Digging deeper, we can see the industries that were hit hardest and have yet to recover. Construction jobs are down 20.6 percent from their 2008 levels, while manufacturing and wholesale trade jobs are down 13.8 percent and 6.3 percent, respectively. The health care industry has seen the strongest growth, with the number of jobs increasing by 18.5 percent and wages increasing by 6.1 percent.

Employment and Wages

Slow economic growth still drives the Indianapolis economy. The good news is that unemployment has fallen to 6.9 percent, the lowest mark since 2008. But it is only a few percentage points lower than where it stood in 2012, and the local economy has only added about 16,000 jobs in that time. To get unemployment to a manageable 4 percent to 5 percent level, Indianapolis will need to add 43,000 jobs. Given the current pace, it looks like we will be in “recovery mode” for at least a couple more years.

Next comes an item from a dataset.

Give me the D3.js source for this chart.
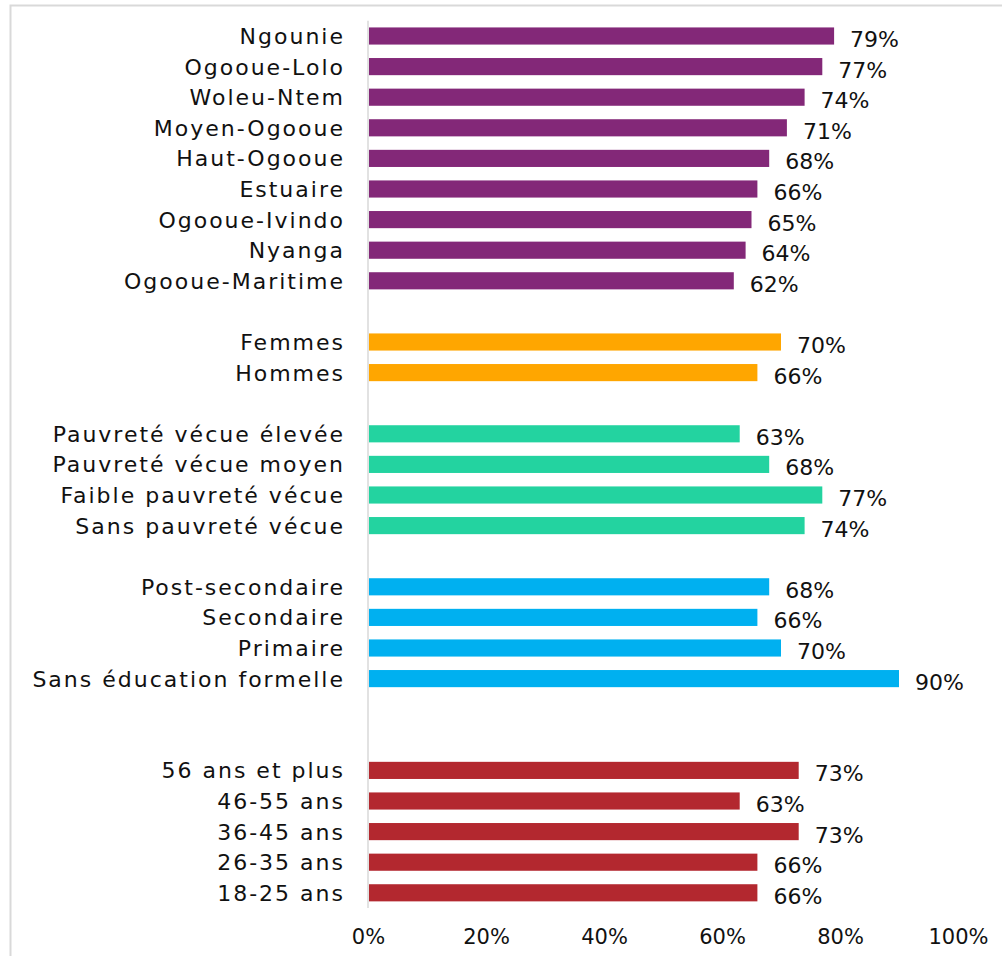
<!DOCTYPE html>
<html>
<head>
<meta charset="utf-8">
<script src="https://cdn.jsdelivr.net/npm/d3@7"></script>
<style>
  html, body { margin: 0; padding: 0; background: #fff; }
  svg { display: block; }
  text { font-family: "DejaVu Sans", sans-serif; fill: #111; }
</style>
</head>
<body>
<svg id="chart" width="1002" height="956"></svg>
<script>
// Groups, top to bottom
const regions = ["Ngounie", "Ogooue-Lolo", "Woleu-Ntem", "Moyen-Ogooue", "Haut-Ogooue", "Estuaire", "Ogooue-Ivindo", "Nyanga", "Ogooue-Maritime"];
const regionValues = [79, 77, 74, 71, 68, 66, 65, 64, 62];

const genders = ["Femmes", "Hommes"];
const genderValues = [70, 66];

const poverty = ["Pauvreté vécue élevée", "Pauvreté vécue moyen", "Faible pauvreté vécue", "Sans pauvreté vécue"];
const povertyValues = [63, 68, 77, 74];

const education = ["Post-secondaire", "Secondaire", "Primaire", "Sans éducation formelle"];
const educationValues = [68, 66, 70, 90];

const ages = ["56 ans et plus", "46-55 ans", "36-45 ans", "26-35 ans", "18-25 ans"];
const ageValues = [73, 63, 73, 66, 66];

const tickValues = [0, 20, 40, 60, 80, 100];
const tickLabels = ["0%", "20%", "40%", "60%", "80%", "100%"];

const groupColors = ["#832878", "#FFA600", "#23D3A0", "#00B0F0", "#B3282F"];

// Assemble rows with empty spacer slots between groups
const groups = [
  { cats: regions, vals: regionValues, gapAfter: 1 },
  { cats: genders, vals: genderValues, gapAfter: 1 },
  { cats: poverty, vals: povertyValues, gapAfter: 1 },
  { cats: education, vals: educationValues, gapAfter: 2 },
  { cats: ages, vals: ageValues, gapAfter: 0 }
];
const slots = [];
const rows = [];
groups.forEach((g, gi) => {
  g.cats.forEach((c, i) => {
    slots.push(c);
    rows.push({ label: c, value: g.vals[i], color: groupColors[gi] });
  });
  for (let k = 0; k < g.gapAfter; k++) slots.push("__gap" + gi + "_" + k);
});

const svg = d3.select("#chart");

// Outer chart frame
svg.append("rect")
  .attr("x", 10.5).attr("y", 5.5)
  .attr("width", 1010).attr("height", 1000)
  .attr("fill", "none").attr("stroke", "#d9d9d9").attr("stroke-width", 2);

const x = d3.scaleLinear().domain([0, 100]).range([368, 958]);
const y = d3.scaleBand().domain(slots).range([20.7, 908.1]).paddingInner(0.44).paddingOuter(0.22);

// Vertical category axis line
svg.append("line")
  .attr("x1", x(0)).attr("x2", x(0))
  .attr("y1", 20.7).attr("y2", 908.1)
  .attr("stroke", "#d9d9d9").attr("stroke-width", 1.5);

// Bars
svg.selectAll("rect.bar").data(rows).join("rect")
  .attr("class", "bar")
  .attr("x", x(0) + 1)
  .attr("y", d => y(d.label))
  .attr("width", d => x(d.value) - x(0) - 1)
  .attr("height", y.bandwidth())
  .attr("fill", d => d.color);

// Category labels
svg.selectAll("text.cat").data(rows).join("text")
  .attr("class", "cat")
  .attr("x", 345)
  .attr("y", d => y(d.label) + y.bandwidth() / 2)
  .attr("dy", "0.36em")
  .attr("text-anchor", "end")
  .style("font-size", "22px")
  .style("letter-spacing", "2px")
  .text(d => d.label);

// Value labels
svg.selectAll("text.val").data(rows).join("text")
  .attr("class", "val")
  .attr("x", d => x(d.value) + 16)
  .attr("y", d => y(d.label) + y.bandwidth() / 2 + 3)
  .attr("dy", "0.36em")
  .style("font-size", "22px")
  .text(d => d.value + "%");

// Value axis tick labels (no axis line)
const axis = d3.axisBottom(x).tickValues(tickValues)
  .tickFormat((d, i) => tickLabels[i]).tickSize(0).tickPadding(0);
const gAxis = svg.append("g").attr("transform", "translate(0,929)").call(axis);
gAxis.select(".domain").remove();
gAxis.selectAll("text")
  .attr("dy", "0.71em")
  .style("font-family", "\"DejaVu Sans\", sans-serif")
  .style("font-size", "21px")
  .attr("fill", "#111");
</script>
</body>
</html>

Examining different areas within the MSA, unemployment is highest in Marion County (7.8 percent) and lowest in Hamilton County (5.4 percent).

Housing and Construction

The Indianapolis residential real estate market has been one of the few bright spots in the economy. Median housing prices are up 10.3 percent since 2012, while inventories have remained flat.2 One contributor to this trend has been the practice of large investment groups buying up single family homes as rental properties. Whether or not this is good for the local economy remains to be seen, but it does seem to have the effect of increasing prices and investment in the housing market. Look for housing prices to continue to rise over the next year as mortgage rates remain at historically low levels and economic growth leads to increased demand for housing.

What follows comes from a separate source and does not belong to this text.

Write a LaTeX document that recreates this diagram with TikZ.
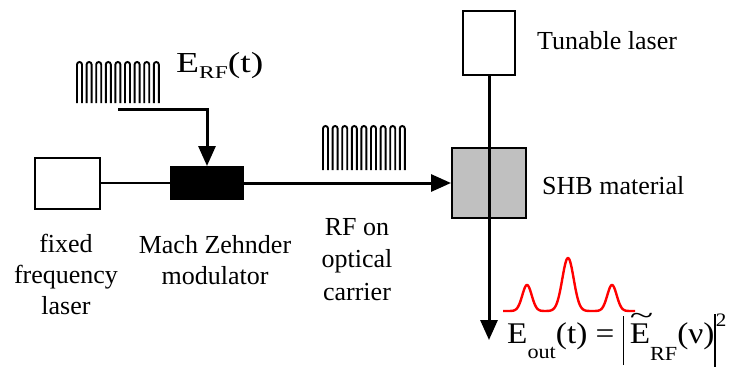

Another positive indicator is that the percent of mortgages that are in foreclosure or are seriously delinquent has declined over the past year. About 6 percent of mortgages are in foreclosure and another 3.2 percent are seriously delinquent (more than 90 days). However, this is actually an improvement, as 10 percent were in foreclosure or serious delinquency in 2012.3

New residential construction has experienced a dramatic recovery over the last 12 months. Figure 1 shows that new construction costs, as measured by permits, are expected to top $1.2 billion in the metro area in 2013. This level of residential construction has not been achieved since 2007 and suggests that we have finally fully recovered from the housing/construction crisis.

Figure 1: New Residential Building Permits in the Indianapolis MSA, 2007 to 2013

Figure 1: New Residential Building Permits in the Indianapolis MSA, 2007 to 2013

Note: Data are quarterly and are seasonally adjusted.
Source: U.S. Census Bureau

Overall, new residential construction spending increased 41 percent from June 2012 to June 2013. While 2014 should continue to see growth, it is expected to be at a much more modest pace.

Demographic shifts

During the last few years, population growth has been picking up in Marion County and slowing in the surrounding counties. Population growth in Marion County averaged 0.4 percent from 1995–2009, but has averaged more than 1 percent per year since. Meanwhile, growth in the surrounding counties has slowed from 2.8 percent to 1.1 percent during the same time periods.

Figure 2 shows the population of Marion County and the sum of the surrounding counties. A few years ago, it appeared certain that the surrounding counties would surpass Marion County, but this has not yet happened. It seems as though some of the redevelopment efforts within Marion County, and especially those in and around downtown, are paying off.

Figure 2: Indianapolis MSA Resident Population, 1970 to 2012

Figure 2: Indianapolis MSA Resident Population, 1970 to 2012

Source: U.S. Census Bureau processed through FRED

Forecast

With the notable exception of the residential construction market, Indianapolis continues a weak five-year recovery. Incomes and output will likely rise 2 percent next year along with the state and the rest of the nation. The economy will add between 15,000 jobs and 20,000 jobs, which will reduce the unemployment rate to around 6.5 percent.